Zach Whelan, executive director of Project Avary, a Northern California organization that assists and intervenes in the lives of children with an incarcerated parent, said that having a parent in prison mirrors the loss of a loved one, and there's "profound trauma and grief that happens to these kids." Willingham added that there is often an additional stigma placed on incarcerated mothers, the "What-type-of-mother-takes-herself-out-of-her-child's-life?"

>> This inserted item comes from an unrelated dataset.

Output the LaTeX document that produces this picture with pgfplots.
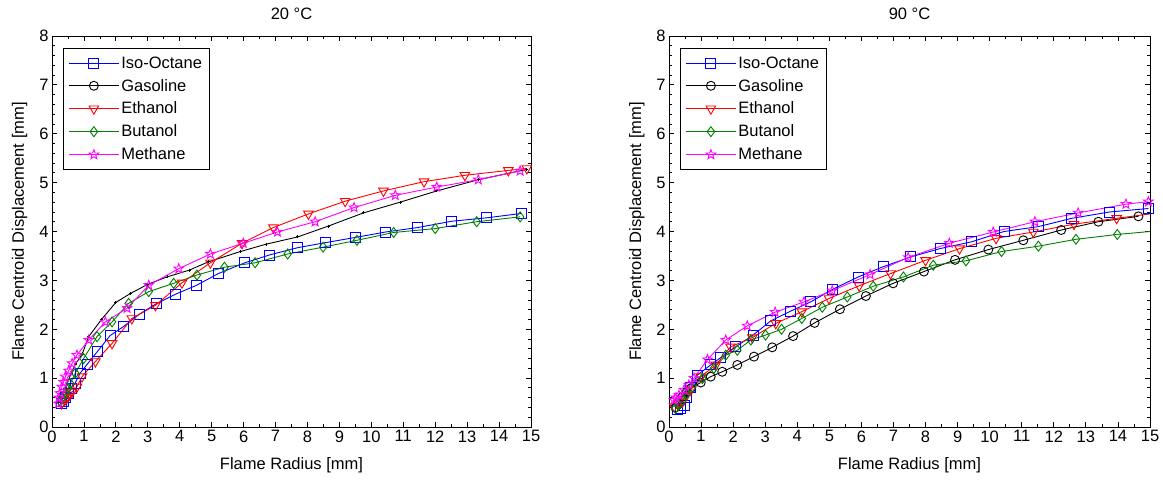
\documentclass[border=0pt]{standalone}
\usepackage{fontspec}
\setmainfont{Liberation Sans}
\usepackage{pgfplots}
\pgfplotsset{compat=1.18}

\pgfdeclareplotmark{pentagram}{%
  \pgfpathmoveto{\pgfpointpolar{90}{\pgfplotmarksize}}%
  \pgfpathlineto{\pgfpointpolar{126}{0.42\pgfplotmarksize}}%
  \pgfpathlineto{\pgfpointpolar{162}{\pgfplotmarksize}}%
  \pgfpathlineto{\pgfpointpolar{198}{0.42\pgfplotmarksize}}%
  \pgfpathlineto{\pgfpointpolar{234}{\pgfplotmarksize}}%
  \pgfpathlineto{\pgfpointpolar{270}{0.42\pgfplotmarksize}}%
  \pgfpathlineto{\pgfpointpolar{306}{\pgfplotmarksize}}%
  \pgfpathlineto{\pgfpointpolar{342}{0.42\pgfplotmarksize}}%
  \pgfpathlineto{\pgfpointpolar{18}{\pgfplotmarksize}}%
  \pgfpathlineto{\pgfpointpolar{54}{0.42\pgfplotmarksize}}%
  \pgfpathclose
  \pgfusepathqstroke
}

\definecolor{mblue}{RGB}{0,0,255}
\definecolor{mred}{RGB}{255,0,0}
\definecolor{mgreen}{RGB}{0,128,0}
\definecolor{mmag}{RGB}{255,0,255}

\newcommand{\fs}{\fontsize{16.5}{19}\selectfont}

\pgfplotsset{
  myaxis/.style={
    scale only axis, width=479pt, height=391pt,
    xmin=0, xmax=15, ymin=0, ymax=8,
    xtick={0,1,...,15}, ytick={0,1,...,8},
    minor x tick num=1, minor y tick num=4,
    tick align=inside, major tick length=5pt, minor tick length=3pt,
    tick style={black, line width=0.8pt},
    axis line style={line width=0.8pt},
    every axis plot/.append style={line width=0.9pt},
    tick label style={font=\fs},
    label style={font=\fs},
    title style={font=\fs, yshift=7pt},
    xlabel={Flame Radius [mm]},
    ylabel={Flame Centroid Displacement [mm]},
    xlabel style={yshift=-8pt},
    ylabel style={yshift=5pt},
    /pgf/number format/assume math mode=true,
    legend cell align=left,
    legend style={at={(0.023,0.969)}, anchor=north west, draw=black, line width=0.8pt,
      font=\fs, row sep=5.5pt, inner xsep=5pt, inner ysep=6pt},
    legend image code/.code={\draw[mark repeat=2,mark phase=2,##1] plot coordinates {(0pt,0pt) (25pt,0pt) (50pt,0pt)};},
  },
  iso/.style={mblue, mark=square, mark size=5pt, mark options={solid}},
  gas/.style={black, mark=o, mark size=4.5pt},
  eth/.style={mred, mark=triangle, mark size=5.5pt, mark options={rotate=180}},
  but/.style={mgreen, mark=diamond, mark size=5pt},
  met/.style={mmag, mark=pentagram, mark size=5pt},
}

\begin{document}
\begin{tikzpicture}[x=1pt,y=1pt]
\useasboundingbox (-52pt,-55pt) rectangle (1111pt,427pt);

% ---------------- 20 C ----------------
\begin{axis}[myaxis, at={(0pt,0pt)}, anchor=south west, title={20 °C}]
\addlegendimage{iso}\addlegendentry{Iso-Octane}
\addlegendimage{gas}\addlegendentry{Gasoline}
\addlegendimage{eth}\addlegendentry{Ethanol}
\addlegendimage{but}\addlegendentry{Butanol}
\addlegendimage{met}\addlegendentry{Methane}

\addplot[iso, forget plot] coordinates {
(0.30,0.48)(0.35,0.52)(0.43,0.60)(0.51,0.69)(0.60,0.79)(0.72,0.89)(0.88,1.10)
(1.11,1.29)(1.43,1.55)(1.82,1.87)(2.25,2.06)(2.74,2.31)(3.26,2.52)(3.88,2.72)
(4.53,2.90)(5.21,3.14)(6.04,3.36)(6.81,3.52)(7.70,3.67)(8.55,3.77)(9.51,3.88)
(10.45,3.99)(11.44,4.08)(12.52,4.21)(13.61,4.28)(14.71,4.37)};

\addplot[black, mark=+, mark size=1.5pt, forget plot] coordinates {
(0.25,0.50)(0.35,0.70)(0.45,0.85)(0.60,1.10)(0.75,1.30)(0.95,1.50)(1.15,1.85)
(1.55,2.20)(2.00,2.55)(2.45,2.73)(3.00,2.92)(3.60,3.07)(4.30,3.21)(4.90,3.38)
(5.90,3.59)(6.70,3.74)(7.70,3.89)(8.65,4.11)(9.75,4.38)(10.90,4.60)(12.05,4.83)
(13.35,5.06)(14.87,5.27)};

\addplot[eth, forget plot] coordinates {
(0.30,0.48)(0.40,0.55)(0.47,0.60)(0.55,0.66)(0.63,0.72)(0.78,0.82)(0.94,1.03)
(1.36,1.34)(1.88,1.71)(2.50,2.22)(3.24,2.49)(4.07,2.95)(4.96,3.36)(5.95,3.76)
(6.93,4.08)(8.03,4.36)(9.18,4.62)(10.38,4.83)(11.65,5.02)(12.93,5.15)(14.29,5.25)
(14.87,5.29)};

\addplot[but, forget plot] coordinates {
(0.26,0.52)(0.34,0.60)(0.42,0.69)(0.50,0.79)(0.57,0.89)(0.73,1.10)(0.99,1.40)
(1.41,1.85)(1.88,2.15)(2.40,2.53)(3.03,2.77)(3.81,2.94)(4.54,3.11)(5.40,3.27)
(6.36,3.36)(7.38,3.54)(8.49,3.68)(9.55,3.82)(10.70,3.98)(12.00,4.06)(13.30,4.20)
(14.66,4.30)};

\addplot[met, forget plot] coordinates {
(0.20,0.48)(0.22,0.60)(0.25,0.69)(0.31,0.82)(0.36,0.92)(0.42,1.03)(0.52,1.15)
(0.63,1.30)(0.78,1.47)(1.15,1.78)(1.67,2.15)(2.35,2.43)(3.03,2.90)(3.97,3.24)
(4.96,3.54)(5.99,3.76)(7.06,3.99)(8.24,4.20)(9.46,4.49)(10.75,4.74)(12.05,4.91)
(13.35,5.06)(14.66,5.24)};
\end{axis}

% ---------------- 90 C ----------------
\begin{axis}[myaxis, at={(617pt,0pt)}, anchor=south west, width=481pt, title={90 °C}]
\addlegendimage{iso}\addlegendentry{Iso-Octane}
\addlegendimage{gas}\addlegendentry{Gasoline}
\addlegendimage{eth}\addlegendentry{Ethanol}
\addlegendimage{but}\addlegendentry{Butanol}
\addlegendimage{met}\addlegendentry{Methane}

\addplot[iso, forget plot] coordinates {
(0.26,0.35)(0.35,0.38)(0.47,0.45)(0.55,0.60)(0.68,0.80)(0.88,1.06)(1.30,1.27)
(1.61,1.42)(2.08,1.64)(2.62,1.88)(3.17,2.17)(3.79,2.37)(4.42,2.56)(5.11,2.82)
(5.90,3.07)(6.68,3.28)(7.54,3.48)(8.45,3.65)(9.44,3.79)(10.45,4.00)(11.52,4.10)
(12.56,4.27)(13.75,4.40)(14.95,4.47)};

\addplot[gas, forget plot] coordinates {
(0.20,0.40)(0.30,0.50)(0.42,0.62)(0.55,0.72)(0.68,0.79)(0.99,0.91)(1.30,1.03)
(1.66,1.13)(2.13,1.27)(2.65,1.44)(3.22,1.63)(3.87,1.86)(4.54,2.13)(5.33,2.41)
(6.14,2.68)(6.99,2.94)(7.95,3.18)(8.92,3.42)(9.96,3.63)(11.05,3.82)(12.23,4.03)
(13.39,4.20)(14.64,4.31)};

\addplot[eth, forget plot] coordinates {
(0.16,0.42)(0.28,0.47)(0.42,0.52)(0.55,0.65)(0.68,0.76)(0.99,1.03)(1.46,1.27)
(1.92,1.64)(2.60,1.83)(3.33,2.12)(4.14,2.36)(4.99,2.63)(5.93,2.89)(6.91,3.14)
(8.00,3.41)(9.06,3.65)(10.20,3.86)(11.36,3.99)(12.63,4.15)(13.96,4.27)};
\addplot[mred, forget plot] coordinates {(13.96,4.27)(15.00,4.36)};

\addplot[but, forget plot] coordinates {
(0.20,0.38)(0.30,0.45)(0.42,0.55)(0.55,0.68)(0.73,0.82)(1.04,0.99)(1.40,1.20)
(1.77,1.47)(2.13,1.57)(2.55,1.78)(3.01,1.88)(3.51,2.00)(4.14,2.22)(4.78,2.45)
(5.56,2.66)(6.37,2.88)(7.31,3.07)(8.24,3.31)(9.26,3.40)(10.37,3.59)(11.52,3.70)
(12.69,3.84)(13.98,3.94)};
\addplot[mgreen, forget plot] coordinates {(13.98,3.94)(15.00,4.00)};

\addplot[met, forget plot] coordinates {
(0.16,0.55)(0.22,0.60)(0.31,0.65)(0.47,0.76)(0.62,0.86)(0.78,1.00)(1.20,1.38)
(1.77,1.78)(2.44,2.07)(3.31,2.35)(4.21,2.56)(5.09,2.79)(6.27,3.12)(7.46,3.47)
(8.74,3.76)(10.11,3.99)(11.41,4.20)(12.76,4.38)(14.25,4.56)(14.95,4.61)};
\end{axis}
\end{tikzpicture}
\end{document}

But that shame and stigma reaches a child, often no matter which parent is sent to prison. "They become ashamed of who their parent is and what their family has gone through. And they’re told to keep that quiet, so then they have to live this life of a lie," Whelan said. A teenager in California, whose mother was incarcerated for most of her childhood, said that when she younger, growing up with her grandmother, she would rehearse the explanation that her mom was on a business trip, or out of town, whenever someone inquired about her mom's whereabouts. But as the years went by and the barrage of questions continued, sometimes two or three times a day at school, "the secret" was harder to keep and her classmates labeled her a liar. "Overcoming that shame and stigma is really key to their healing," Whelan said.
Holidays often exacerbate the grief and stigma of separating a mother from her child. Sloan, whose own family experienced incarceration, says it can be another reminder that you are not normal. And it can be made worse when a child doesn't have the ability to visit.
Women, especially in the federal system, can be moved hundreds of miles away from their families and rarely is proximity to one's family taken into account. Cosby, whose kids were one, four and seven when she was arrested, never saw her children once she was transferred to prison. The cost was prohibitive.
"Visiting someone in prison is expensive," Willingham said. "It's the cost of the transportation, it's when you get there, do you have the money to feed the vending machines with the products that are overpriced, and it's getting back home. So if the guardian doesn't have the financial means to accommodate that, then she won't get to see her child."
Programs like Reunification Ride and Girls Embracing Mothers help to subsidize this hurdle, and there are many more, while the National Bail Out Collective brings mothers home — stepping in to keep families connected in a way the state or system never has. "For groups, for communities to come together and say, 'we see you, we're here for you,' that is extremely powerful," Willingham said. "Because it says something that the criminal justice system has never said to these women."
And it is the women who are formerly incarcerated and those most affected by incarceration who are leading this work, Bandele said. "The fact that it’s on the radar for everyone else really has to do with the groundwork they’ve been laying," she added. "The people who experience the issues are the most intellectually suited to solve them. Solutions come from people who have the most intimate interaction with an issue, and that type of leadership is usually overlooked, but there’s been a shift."
When the Girls Embracing Mothers' holiday visit concluded — after the mothers and daughters finished their writing prompt, after the open discussion about what everyone was feeling and enduring, and after several rounds of Uno — Barnett noticed how much longer and connected the embraces were at the visit's end. "It was just more intimate, the hugs were longer," she said, "it was heartwarming."
Before they left the prison, Barnett reminded the girls that Mother's Day was the following weekend, but they didn't need the hint. "Happy Mother's Day!" they said vigorously, over and over again.